Hace
seis meses me mudé al piso en el que hoy vivo. Pese a que ni siquiera
cambié de calle, sólo de número, entré a formar parte de un nuevo
vecindario con todo lo que ello implica. Y a mí, que me pasa como a
muchos, cuando llego a un nuevo lugar, intento equilibrar mis
caracteres: ser cordial pero no demasiado simpática, segura sin resultar
soberbia, dispuesta sin parecer servicial; e intento dejar de lado el
sarcasmo y la ironía que me caracterizan; pues sin conocerme puedo
resultar frívola y borde- cosa que me encanta, por otra parte-. Durante
el fin de semana en que hice la mudanza, me crucé con varios vecinos:
algunos muy amables que me ayudaron cuando me vieron cargar cajas cuál
mozo en un polígono perdido al sur de Madrid en plena campaña del black friday,
y otros a los que me presenté como la nueva inquilina del cuarto, que
directamente ni me saludaron. Me quedé con sus caras para hacer lo
propio en futuros encuentros. Al día siguiente, cuando volvía de
trabajar saludé al portero, al que ya conocía pues él mismo me enseñó el
piso, y, tras preguntarme qué tal, se quedó dubitativo y me soltó a
bocajarro mientras entraba al ascensor “que a ver cuándo quedamos para irnos conociendo… y eso”. Ese y eso
me chirrió. No era gracioso ni sonaba inocente, no era como el que
salía de la boca de la inefable Pantoja de Puerto Rico; más bien sonó
como un etéreo indeterminado cargado de una doble intención alejada de
la noble cortesía, e hizo que inmediatamente, me entrara la duda de
acerca si este personaje, iba quedando con todos los nuevos vecinos para
irse conociendo ( y eso), con
las mismas intenciones que tenía conmigo. Algo me hizo sospechar que no.
Con una resuelta indiferencia, decliné su invitación y vi cómo se le
caía la careta de simpático mientras la puerta de acero se desplegaba
más despacio que otras veces.
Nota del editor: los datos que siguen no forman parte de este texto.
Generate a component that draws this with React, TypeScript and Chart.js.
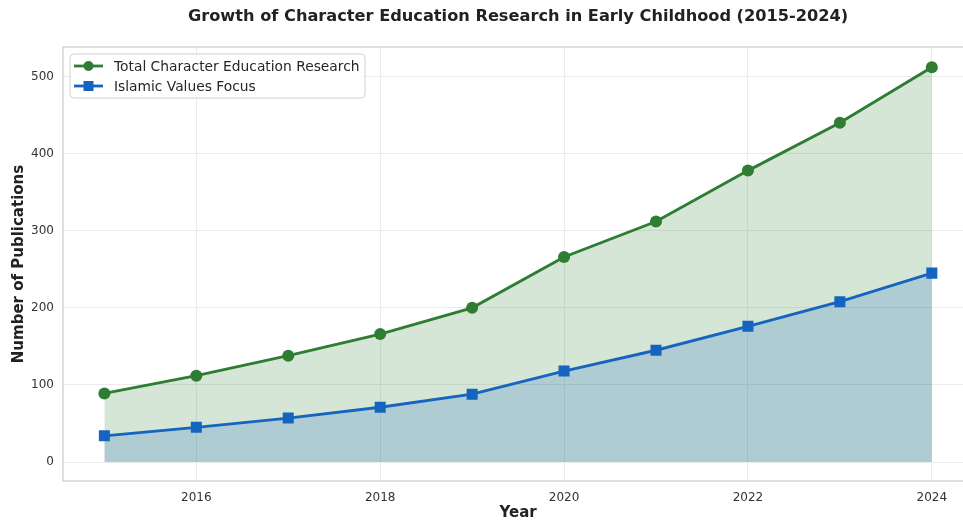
import React, { useEffect, useRef } from "react";
import { Chart, registerables } from "chart.js";

Chart.register(...registerables);

const chartTitle = "Growth of Character Education Research in Early Childhood (2015-2024)";
const years = [2015, 2016, 2017, 2018, 2019, 2020, 2021, 2022, 2023, 2024];
const totalResearch = [89, 112, 138, 166, 200, 266, 312, 378, 440, 512];
const islamicFocus = [34, 45, 57, 71, 88, 118, 145, 176, 208, 245];
const xTicks = [2016, 2018, 2020, 2022, 2024];
const yTicks = [0, 100, 200, 300, 400, 500];
const seriesLabels = ["Total Character Education Research", "Islamic Values Focus"];
const xTitle = "Year";
const yTitle = "Number of Publications";

const GREEN = "#2E7D32";
const BLUE = "#1565C0";
const FONT = "'DejaVu Sans', sans-serif";

const decorPlugin = {
  id: "decor",
  afterDraw(chart: any) {
    const { ctx, chartArea } = chart;
    ctx.save();
    // frame
    ctx.strokeStyle = "#cccccc";
    ctx.lineWidth = 1.25;
    ctx.strokeRect(chartArea.left, chartArea.top, chartArea.right - chartArea.left, chartArea.bottom - chartArea.top);
    // title
    ctx.fillStyle = "#222222";
    ctx.font = `bold 16.2px ${FONT}`;
    ctx.textAlign = "center";
    ctx.textBaseline = "middle";
    ctx.fillText(chartTitle, (chartArea.left + chartArea.right) / 2, 17);
    // legend
    const bx = 70, by = 54, bw = 295, bh = 44, r = 4;
    ctx.beginPath();
    ctx.moveTo(bx + r, by);
    ctx.lineTo(bx + bw - r, by);
    ctx.quadraticCurveTo(bx + bw, by, bx + bw, by + r);
    ctx.lineTo(bx + bw, by + bh - r);
    ctx.quadraticCurveTo(bx + bw, by + bh, bx + bw - r, by + bh);
    ctx.lineTo(bx + r, by + bh);
    ctx.quadraticCurveTo(bx, by + bh, bx, by + bh - r);
    ctx.lineTo(bx, by + r);
    ctx.quadraticCurveTo(bx, by, bx + r, by);
    ctx.closePath();
    ctx.fillStyle = "rgba(255,255,255,0.85)";
    ctx.fill();
    ctx.strokeStyle = "#d0d0d0";
    ctx.lineWidth = 1;
    ctx.stroke();
    const rows = [
      { y: 66, color: GREEN, shape: "circle", label: seriesLabels[0] },
      { y: 86, color: BLUE, shape: "square", label: seriesLabels[1] },
    ];
    rows.forEach((row) => {
      ctx.strokeStyle = row.color;
      ctx.fillStyle = row.color;
      ctx.lineWidth = 2.8;
      ctx.beginPath();
      ctx.moveTo(74, row.y);
      ctx.lineTo(103, row.y);
      ctx.stroke();
      if (row.shape === "circle") {
        ctx.beginPath();
        ctx.arc(88.5, row.y, 5, 0, Math.PI * 2);
        ctx.fill();
      } else {
        ctx.fillRect(83.5, row.y - 5, 10, 10);
      }
      ctx.fillStyle = "#262626";
      ctx.font = `13.8px ${FONT}`;
      ctx.textAlign = "left";
      ctx.textBaseline = "middle";
      ctx.fillText(row.label, 114, row.y + 1);
    });
    ctx.restore();
  },
};

export default function App() {
  const canvasRef = useRef<HTMLCanvasElement | null>(null);

  useEffect(() => {
    document.body.style.margin = "0";
    Chart.defaults.font.family = FONT;
    const canvas = canvasRef.current;
    if (!canvas) return;
    const chart = new Chart(canvas, {
      type: "line",
      data: {
        datasets: [
          {
            label: seriesLabels[0],
            data: years.map((x, i) => ({ x, y: totalResearch[i] })),
            borderColor: GREEN,
            backgroundColor: "rgba(46,125,50,0.2)",
            pointBackgroundColor: GREEN,
            pointBorderColor: GREEN,
            pointStyle: "circle",
            pointRadius: 6,
            pointBorderWidth: 0,
            borderWidth: 2.9,
            fill: "origin",
            tension: 0,
            order: 1,
          },
          {
            label: seriesLabels[1],
            data: years.map((x, i) => ({ x, y: islamicFocus[i] })),
            borderColor: BLUE,
            backgroundColor: "rgba(21,101,192,0.2)",
            pointBackgroundColor: BLUE,
            pointBorderColor: BLUE,
            pointStyle: "rect",
            pointRadius: 7.8,
            pointBorderWidth: 0,
            borderWidth: 2.9,
            fill: "origin",
            tension: 0,
            order: 0,
          },
        ],
      },
      options: {
        responsive: false,
        animation: false,
        devicePixelRatio: 1,
        layout: { padding: { top: 47, left: 0, right: 0, bottom: 0 } },
        plugins: {
          legend: { display: false },
          title: { display: false },
          tooltip: { enabled: false },
        },
        scales: {
          x: {
            type: "linear",
            min: 2014.55,
            max: 2024.45,
            afterBuildTicks: (s: any) => {
              s.ticks = xTicks.map((v) => ({ value: v }));
            },
            afterFit: (s: any) => {
              s.height = 41;
              s.paddingLeft = 0;
              s.paddingRight = 0;
            },
            ticks: {
              callback: (v: any) => String(v),
              font: { size: 12 },
              color: "#333333",
              padding: 10,
              maxRotation: 0,
            },
            grid: { color: "#ebebeb", drawTicks: false, lineWidth: 1 },
            border: { display: false },
            title: {
              display: true,
              text: xTitle,
              font: { size: 15, weight: "bold" },
              color: "#222222",
              padding: { top: 0, bottom: 0 },
            },
          },
          y: {
            type: "linear",
            min: -24.6,
            max: 538.3,
            afterBuildTicks: (s: any) => {
              s.ticks = yTicks.map((v) => ({ value: v }));
            },
            afterFit: (s: any) => {
              s.width = 63;
              s.paddingTop = 0;
              s.paddingBottom = 0;
            },
            ticks: {
              callback: (v: any) => String(v),
              font: { size: 12 },
              color: "#333333",
              padding: 9,
            },
            grid: { color: "#ebebeb", drawTicks: false, lineWidth: 1 },
            border: { display: false },
            title: {
              display: true,
              text: yTitle,
              font: { size: 15, weight: "bold" },
              color: "#222222",
              padding: { top: 10, bottom: 0 },
            },
          },
        },
      } as any,
      plugins: [decorPlugin],
    });
    return () => chart.destroy();
  }, []);

  return (
    <div style={{ width: 963, height: 522, overflow: "hidden", background: "#ffffff" }}>
      <canvas ref={canvasRef} width={981} height={522} style={{ display: "block" }} />
    </div>
  );
}
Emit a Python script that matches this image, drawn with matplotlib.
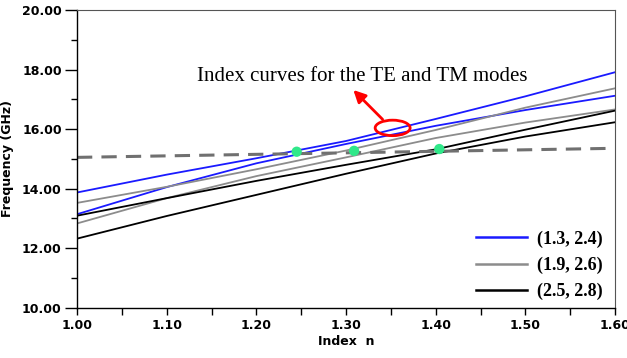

Desde entonces, sé que me odia y va
contando a los vecinos que soy una antipática. Conoce mis horarios,
aparece y desaparece en la portería cuando menos me lo espero; unos días
me saluda, otros se hace el longuis cuando le reclamo la
correspondencia hasta que le paré los pies el día que con la excusa de
que venían a instalarme la fibra óptica intentó colarse en casa. La
antipática es ahora la borde y luzco el título con lozanía y orgullo.
Hace
un par de semanas llegó una nueva inquilina y respiré aliviada. Ya se
sabe que cuando uno se acostumbra a la novedad, desaparece el interés y
ésta se vuelve invisible. Apenas he intercambiado un par de saludos con
ella, pero intuyo que no le caigo muy bien. Por lo pronto, el portero me
ha dicho que es abogada y muy simpática.